Previous to arriving in St. Louis, Missouri and founding MMWI, Donald Jeffries was, from July 1997 until June 1998 the Shaken Baby Syndrome Training Coordinator for the State of New Mexico. He worked at the time for the New Mexico Advocates for Children and Families, and the contract was with the New Mexico Department of Children and Family Services.
In a great many ways, there were two significant precursors to Donald’s motivation to found the Mariposa Men’s Wellness Institute in 2003. The first was his involvement with the New Mexico men’s wellness movement, beginning in 1989, and the second was the focus that he formulated for the Shaken Baby Syndrome [SBS] contract. It became obvious to him (literally, in a moment of inspiration early in July 1997, just as he as taking over as the sole contractor, having worked on it as a junior partner the previous year), that SBS was a powerful vehicle for talking about men’s emotional wellness.
Several statistics motivated this realization: (1) 70% of the perpetrators of shaken baby syndrome were the biological fathers of the children [with another 20% being step-fathers or boyfriends of the child’s mother], and (2) 60% of the victims were male children. Mr. Jeffries thought “why would the children be primarily injured by their own fathers, and why, to a significant degree, are male children injured in such violent shaking, much more so than female children?” Clearly, he theorized, there was some aspect to the way in which males are socialized in American society that would lead them to behave in such a violent manner toward the children for whom they were the primary ‘caregivers’.
From this realization, Donald drafted a comprehensive presentation [which went from the 45-minute SBS-only talk that the previous contractor had engaged in to a 2-hour presentation] which focused on how males are socialized in our culture and why that socialization ‘set the stage’ for such violent behavior. Clearly, not all males who grow up receiving traditional male socialization and who later have children injure their babies in such a violent manner, but the ones who do become perpetrators react to their male socialization in a manner which, Donald proposed, is not really all the ‘aberrant’; in fact, training males to be violent, by suppressing and sublimating their healthy expression of pain and angst - and leaving them only with anger as an ‘acceptable’ emotion to outwardly express - is more the ‘norm’ in our patriarchal culture.
With these realizations as a foundation, Mr.
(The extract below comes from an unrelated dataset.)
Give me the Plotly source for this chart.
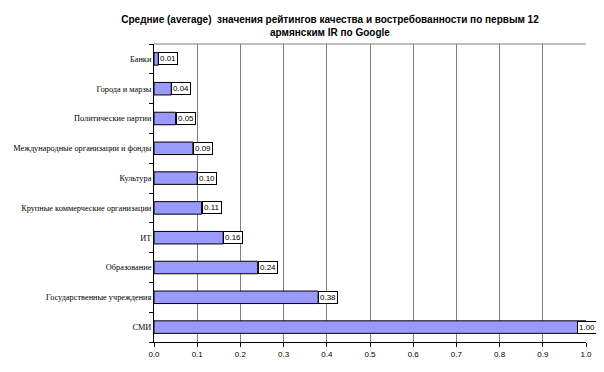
import plotly.graph_objects as go

categories = ["Банки", "Города и марзы", "Политические партии",
              "Международные организации и фонды", "Культура",
              "Крупные коммерческие организации", "ИТ", "Образование",
              "Государственные учреждения", "СМИ"]
values = [0.01, 0.04, 0.05, 0.09, 0.10, 0.11, 0.16, 0.24, 0.38, 1.00]
labels = ["0.01", "0.04", "0.05", "0.09", "0.10", "0.11", "0.16", "0.24", "0.38", "1.00"]
tick_vals = [0.0, 0.1, 0.2, 0.3, 0.4, 0.5, 0.6, 0.7, 0.8, 0.9, 1.0]
tick_text = ["0.0", "0.1", "0.2", "0.3", "0.4", "0.5", "0.6", "0.7", "0.8", "0.9", "1.0"]
title = "Средние (average)  значения рейтингов качества и востребованности по первым 12<br>армянским IR по Google"

# page body has an 8px default margin, so the figure is sized to fit inside it
W, H = 596, 364
X_MAX = 1.0

fig = go.Figure()
fig.add_trace(go.Bar(
    x=values, y=categories, orientation="h",
    marker=dict(color="#9999FF", line=dict(color="black", width=1)),
    width=0.42, hoverinfo="skip",
))

for v, c, t in zip(values, categories, labels):
    fig.add_annotation(
        x=v, y=c, xref="x", yref="y", text=t, showarrow=False,
        xanchor="left", yanchor="middle",
        xshift=-9 if v >= X_MAX else 0,  # label pushed inside the chart area at the edge
        font=dict(family="Liberation Sans, Arial", size=8, color="black"),
        bgcolor="white", bordercolor="black", borderwidth=1, borderpad=1,
    )

fig.update_layout(
    width=W, height=H,
    margin=dict(l=146, r=18, t=36, b=30, autoexpand=False),
    paper_bgcolor="white", plot_bgcolor="white",
    showlegend=False,
    title=dict(text=title, x=322 / W, xanchor="center", xref="container",
               y=1 - 15 / H, yanchor="middle",
               font=dict(family="Liberation Sans, Arial", size=10, color="black", weight="bold")),
    xaxis=dict(range=[0, X_MAX], tickvals=tick_vals, ticktext=tick_text,
               showgrid=True, gridcolor="#808080", gridwidth=1,
               showline=True, linecolor="black", linewidth=1,
               ticks="outside", ticklen=4, tickcolor="black",
               tickfont=dict(family="Liberation Sans, Arial", size=8, color="black"),
               zeroline=False, mirror=False, fixedrange=True, automargin=False),
    yaxis=dict(categoryorder="array", categoryarray=categories[::-1],
               showline=True, linecolor="black", linewidth=1,
               ticks="outside", ticklen=4, tickcolor="black",
               tickson="boundaries",
               tickfont=dict(family="Liberation Serif, Times New Roman", size=8.3, color="black"),
               showgrid=False, fixedrange=True, automargin=False),
)
# top border of plot area
fig.add_shape(type="line", xref="paper", yref="paper", x0=0, x1=1, y0=1, y1=1,
              line=dict(color="#808080", width=1))

fig.write_html("out.html")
Jeffries began giving SBS presentations throughout the state of New Mexico (approximately 60 during the life of the contract), as well as radio interviews and an interview on the City of Albuquerque cable channel. At the conclusion of the contract, in 1998, a video was made of his presentation, funded by Call To Action [an SBS advocacy group]; copies of the video were then distributed to all 32 country health departments in New Mexico. Just as he was preparing to leave New Mexico at finish his social work graduate work at Washington University in St. Louis, Missouri, the National Conference on Child Abuse asked him to give his innovative presentation to that organization. Unfortunately, in order to attend the conference, he would have had to postpone his social work studies (as the conference occurred at the start of the academic year). Reluctantly, Donald had little choice and therefore turned down the offer.